----- Records for the task -----
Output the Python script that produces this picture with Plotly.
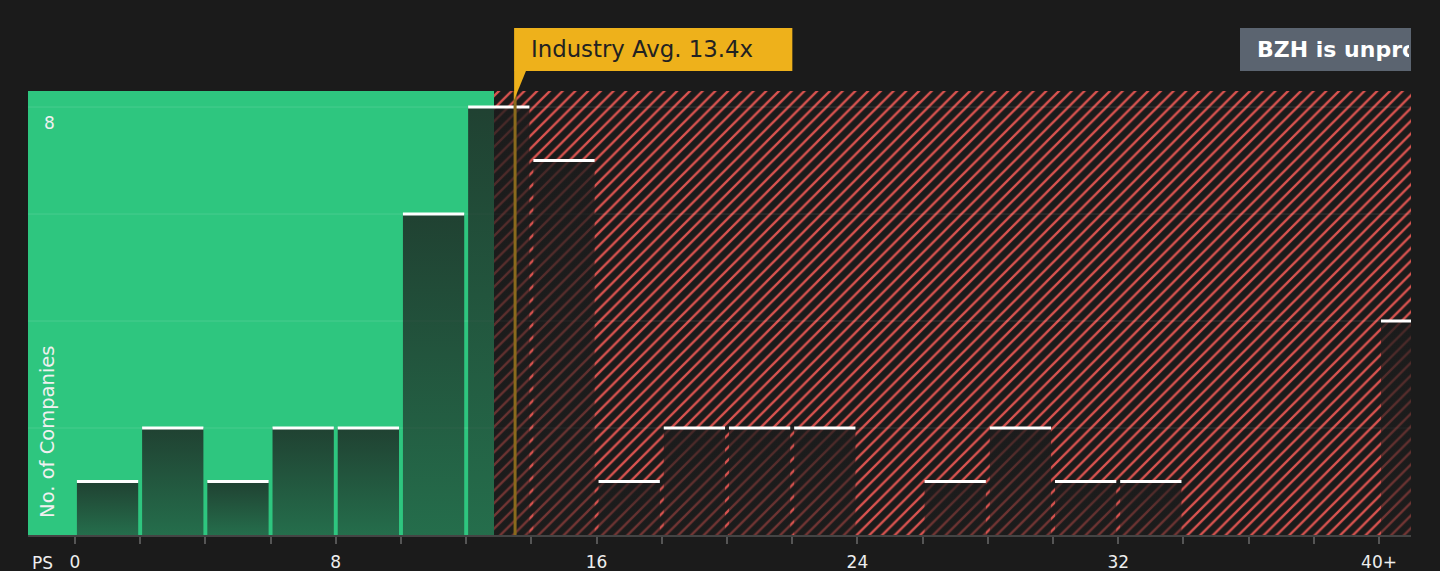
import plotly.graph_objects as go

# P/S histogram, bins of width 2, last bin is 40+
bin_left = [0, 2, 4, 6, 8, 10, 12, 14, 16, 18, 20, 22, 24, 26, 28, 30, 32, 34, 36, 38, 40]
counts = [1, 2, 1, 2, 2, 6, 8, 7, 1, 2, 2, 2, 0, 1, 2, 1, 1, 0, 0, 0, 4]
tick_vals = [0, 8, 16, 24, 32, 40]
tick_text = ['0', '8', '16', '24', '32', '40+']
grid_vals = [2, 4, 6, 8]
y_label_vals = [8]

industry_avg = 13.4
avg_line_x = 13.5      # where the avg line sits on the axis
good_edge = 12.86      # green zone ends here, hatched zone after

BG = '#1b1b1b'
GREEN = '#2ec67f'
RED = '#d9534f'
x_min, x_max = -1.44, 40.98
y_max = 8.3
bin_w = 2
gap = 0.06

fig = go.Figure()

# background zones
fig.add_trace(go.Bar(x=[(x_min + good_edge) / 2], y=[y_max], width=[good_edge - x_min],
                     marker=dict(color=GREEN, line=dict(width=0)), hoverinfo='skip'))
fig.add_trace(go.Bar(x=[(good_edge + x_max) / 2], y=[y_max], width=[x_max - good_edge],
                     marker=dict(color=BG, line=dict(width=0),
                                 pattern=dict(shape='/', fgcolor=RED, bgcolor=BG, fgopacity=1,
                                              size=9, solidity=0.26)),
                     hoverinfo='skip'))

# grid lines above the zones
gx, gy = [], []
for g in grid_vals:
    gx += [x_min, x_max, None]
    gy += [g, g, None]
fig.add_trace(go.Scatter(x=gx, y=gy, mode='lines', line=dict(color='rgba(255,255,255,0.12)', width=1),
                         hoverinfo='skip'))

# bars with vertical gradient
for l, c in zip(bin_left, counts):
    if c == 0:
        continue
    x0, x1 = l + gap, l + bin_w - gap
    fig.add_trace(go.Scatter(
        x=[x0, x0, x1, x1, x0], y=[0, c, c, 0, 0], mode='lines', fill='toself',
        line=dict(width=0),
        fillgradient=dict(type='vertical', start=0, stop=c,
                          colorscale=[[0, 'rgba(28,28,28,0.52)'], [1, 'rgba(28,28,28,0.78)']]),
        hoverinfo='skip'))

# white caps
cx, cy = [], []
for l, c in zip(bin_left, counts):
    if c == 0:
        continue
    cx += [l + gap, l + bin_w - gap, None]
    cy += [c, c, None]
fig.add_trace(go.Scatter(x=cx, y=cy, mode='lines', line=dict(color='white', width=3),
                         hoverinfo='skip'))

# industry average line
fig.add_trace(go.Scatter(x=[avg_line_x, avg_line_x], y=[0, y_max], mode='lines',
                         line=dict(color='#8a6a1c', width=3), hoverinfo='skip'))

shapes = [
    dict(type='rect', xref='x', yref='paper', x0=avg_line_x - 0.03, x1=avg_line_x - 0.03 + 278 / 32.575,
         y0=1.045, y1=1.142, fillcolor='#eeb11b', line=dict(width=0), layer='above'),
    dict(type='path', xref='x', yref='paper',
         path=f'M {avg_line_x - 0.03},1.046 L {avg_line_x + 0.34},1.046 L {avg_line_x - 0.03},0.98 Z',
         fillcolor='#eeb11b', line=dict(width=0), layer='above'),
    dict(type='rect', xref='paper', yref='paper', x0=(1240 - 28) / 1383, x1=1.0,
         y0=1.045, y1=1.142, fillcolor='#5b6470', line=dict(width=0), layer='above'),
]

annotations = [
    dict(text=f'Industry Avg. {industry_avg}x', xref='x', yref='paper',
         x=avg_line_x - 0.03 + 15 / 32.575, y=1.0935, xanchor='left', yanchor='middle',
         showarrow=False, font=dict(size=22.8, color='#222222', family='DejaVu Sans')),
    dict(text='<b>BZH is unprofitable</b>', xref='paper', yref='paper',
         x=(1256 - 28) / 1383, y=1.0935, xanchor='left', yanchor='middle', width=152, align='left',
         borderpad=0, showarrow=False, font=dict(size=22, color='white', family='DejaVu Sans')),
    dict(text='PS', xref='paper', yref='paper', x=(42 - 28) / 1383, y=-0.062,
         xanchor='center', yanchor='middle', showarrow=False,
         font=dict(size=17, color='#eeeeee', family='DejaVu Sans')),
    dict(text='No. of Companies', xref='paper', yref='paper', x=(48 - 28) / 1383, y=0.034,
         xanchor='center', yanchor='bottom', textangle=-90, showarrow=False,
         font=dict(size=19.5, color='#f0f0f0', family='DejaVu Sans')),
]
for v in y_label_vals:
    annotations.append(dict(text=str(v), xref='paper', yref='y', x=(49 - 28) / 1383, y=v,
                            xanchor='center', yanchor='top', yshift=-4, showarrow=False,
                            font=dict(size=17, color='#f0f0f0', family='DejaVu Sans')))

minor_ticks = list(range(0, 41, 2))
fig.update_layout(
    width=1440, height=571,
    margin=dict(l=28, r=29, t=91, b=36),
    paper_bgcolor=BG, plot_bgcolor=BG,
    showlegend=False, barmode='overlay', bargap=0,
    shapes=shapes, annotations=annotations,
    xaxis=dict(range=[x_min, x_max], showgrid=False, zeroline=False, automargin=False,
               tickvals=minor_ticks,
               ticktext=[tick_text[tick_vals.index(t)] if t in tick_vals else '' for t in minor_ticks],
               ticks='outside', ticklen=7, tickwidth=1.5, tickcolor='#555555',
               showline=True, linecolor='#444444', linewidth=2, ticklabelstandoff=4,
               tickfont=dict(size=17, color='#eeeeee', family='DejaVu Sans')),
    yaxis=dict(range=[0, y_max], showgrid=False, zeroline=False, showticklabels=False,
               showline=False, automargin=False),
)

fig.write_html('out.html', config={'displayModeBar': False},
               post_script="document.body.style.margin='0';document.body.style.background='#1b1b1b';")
-----
----- Records for the task -----
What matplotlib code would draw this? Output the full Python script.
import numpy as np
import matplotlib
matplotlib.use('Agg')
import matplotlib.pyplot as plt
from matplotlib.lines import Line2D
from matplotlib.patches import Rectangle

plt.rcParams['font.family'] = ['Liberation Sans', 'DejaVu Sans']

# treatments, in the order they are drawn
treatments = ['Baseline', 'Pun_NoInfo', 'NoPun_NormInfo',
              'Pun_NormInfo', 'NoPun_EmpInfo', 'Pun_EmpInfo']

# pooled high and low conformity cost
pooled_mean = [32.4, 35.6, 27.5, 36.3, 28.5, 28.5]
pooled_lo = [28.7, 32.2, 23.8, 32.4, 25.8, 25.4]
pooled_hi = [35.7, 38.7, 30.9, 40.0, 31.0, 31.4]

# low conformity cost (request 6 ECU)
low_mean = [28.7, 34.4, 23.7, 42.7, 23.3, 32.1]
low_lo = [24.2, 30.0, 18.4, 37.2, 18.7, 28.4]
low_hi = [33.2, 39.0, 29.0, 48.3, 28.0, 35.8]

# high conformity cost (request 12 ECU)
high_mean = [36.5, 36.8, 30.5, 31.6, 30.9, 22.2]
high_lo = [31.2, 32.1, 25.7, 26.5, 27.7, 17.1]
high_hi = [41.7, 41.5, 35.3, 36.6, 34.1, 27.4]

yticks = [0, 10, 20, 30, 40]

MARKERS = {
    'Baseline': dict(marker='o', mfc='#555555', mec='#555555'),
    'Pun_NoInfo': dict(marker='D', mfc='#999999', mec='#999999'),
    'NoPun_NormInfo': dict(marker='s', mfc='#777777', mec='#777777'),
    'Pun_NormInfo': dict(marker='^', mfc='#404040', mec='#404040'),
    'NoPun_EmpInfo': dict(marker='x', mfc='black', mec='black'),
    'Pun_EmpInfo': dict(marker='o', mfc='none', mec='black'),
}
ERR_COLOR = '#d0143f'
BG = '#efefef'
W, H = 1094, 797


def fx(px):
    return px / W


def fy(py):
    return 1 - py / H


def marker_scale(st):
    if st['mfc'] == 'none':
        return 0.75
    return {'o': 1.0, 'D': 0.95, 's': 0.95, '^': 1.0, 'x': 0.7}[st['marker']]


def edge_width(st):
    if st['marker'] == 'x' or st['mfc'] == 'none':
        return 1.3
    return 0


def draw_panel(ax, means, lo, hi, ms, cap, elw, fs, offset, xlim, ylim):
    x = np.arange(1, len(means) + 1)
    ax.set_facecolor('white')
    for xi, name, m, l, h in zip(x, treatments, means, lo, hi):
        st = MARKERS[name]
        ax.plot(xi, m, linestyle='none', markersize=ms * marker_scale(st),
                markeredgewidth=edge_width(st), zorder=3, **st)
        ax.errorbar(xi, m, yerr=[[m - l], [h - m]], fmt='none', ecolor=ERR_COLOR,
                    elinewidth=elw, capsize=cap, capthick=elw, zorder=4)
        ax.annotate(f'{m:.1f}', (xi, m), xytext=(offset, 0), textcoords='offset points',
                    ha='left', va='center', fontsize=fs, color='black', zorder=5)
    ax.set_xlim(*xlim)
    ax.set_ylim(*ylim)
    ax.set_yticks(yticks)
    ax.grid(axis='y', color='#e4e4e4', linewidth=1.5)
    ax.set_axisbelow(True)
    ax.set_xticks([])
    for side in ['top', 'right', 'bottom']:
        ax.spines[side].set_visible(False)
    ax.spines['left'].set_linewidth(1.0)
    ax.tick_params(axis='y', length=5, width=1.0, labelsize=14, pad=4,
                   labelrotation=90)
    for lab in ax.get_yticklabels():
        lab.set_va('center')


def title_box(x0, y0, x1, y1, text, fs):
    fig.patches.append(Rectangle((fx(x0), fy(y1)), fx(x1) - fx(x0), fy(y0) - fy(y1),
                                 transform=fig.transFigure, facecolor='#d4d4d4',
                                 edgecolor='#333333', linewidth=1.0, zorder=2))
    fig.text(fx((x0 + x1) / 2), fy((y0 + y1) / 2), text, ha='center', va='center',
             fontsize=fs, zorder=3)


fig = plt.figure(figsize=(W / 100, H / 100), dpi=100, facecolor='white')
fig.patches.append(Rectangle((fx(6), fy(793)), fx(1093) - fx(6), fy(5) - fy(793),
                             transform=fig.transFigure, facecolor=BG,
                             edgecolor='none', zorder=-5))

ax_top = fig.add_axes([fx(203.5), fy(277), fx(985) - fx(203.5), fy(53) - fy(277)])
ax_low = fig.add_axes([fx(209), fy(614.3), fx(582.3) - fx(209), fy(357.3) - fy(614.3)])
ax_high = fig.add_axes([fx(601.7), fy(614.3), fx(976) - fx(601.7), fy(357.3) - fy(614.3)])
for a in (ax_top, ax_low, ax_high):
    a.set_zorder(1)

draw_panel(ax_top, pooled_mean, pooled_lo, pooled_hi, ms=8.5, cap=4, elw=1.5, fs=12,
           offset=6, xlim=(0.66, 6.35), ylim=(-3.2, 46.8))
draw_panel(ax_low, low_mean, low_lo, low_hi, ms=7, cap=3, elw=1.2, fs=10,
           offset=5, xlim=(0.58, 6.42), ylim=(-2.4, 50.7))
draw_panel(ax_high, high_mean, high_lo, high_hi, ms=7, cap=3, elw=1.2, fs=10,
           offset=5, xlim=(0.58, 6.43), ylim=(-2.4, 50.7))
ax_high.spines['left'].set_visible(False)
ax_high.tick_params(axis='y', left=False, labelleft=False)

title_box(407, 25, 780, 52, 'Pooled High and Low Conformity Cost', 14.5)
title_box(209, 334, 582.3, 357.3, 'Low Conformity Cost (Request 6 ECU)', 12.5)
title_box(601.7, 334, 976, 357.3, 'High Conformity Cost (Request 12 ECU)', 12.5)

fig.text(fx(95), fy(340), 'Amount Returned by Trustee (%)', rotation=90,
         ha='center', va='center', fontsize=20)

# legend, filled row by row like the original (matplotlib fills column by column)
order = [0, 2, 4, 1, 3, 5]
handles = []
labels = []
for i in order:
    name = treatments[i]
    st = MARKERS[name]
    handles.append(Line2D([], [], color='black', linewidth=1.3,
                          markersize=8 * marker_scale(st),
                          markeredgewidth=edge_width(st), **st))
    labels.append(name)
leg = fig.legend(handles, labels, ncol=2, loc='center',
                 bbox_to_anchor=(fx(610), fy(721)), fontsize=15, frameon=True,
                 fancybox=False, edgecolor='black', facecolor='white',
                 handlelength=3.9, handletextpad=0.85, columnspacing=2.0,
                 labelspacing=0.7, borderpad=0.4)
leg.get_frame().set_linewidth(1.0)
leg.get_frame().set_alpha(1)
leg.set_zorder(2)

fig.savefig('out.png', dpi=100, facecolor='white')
-----
## Your task
Both the line with "Output the Python" and the line with "import plotly.graph_objects as go" belong in the copy, along with every line between them; set them down exactly and skip the pictures.

## Response
Output the Python script that produces this picture with Plotly.
import plotly.graph_objects as go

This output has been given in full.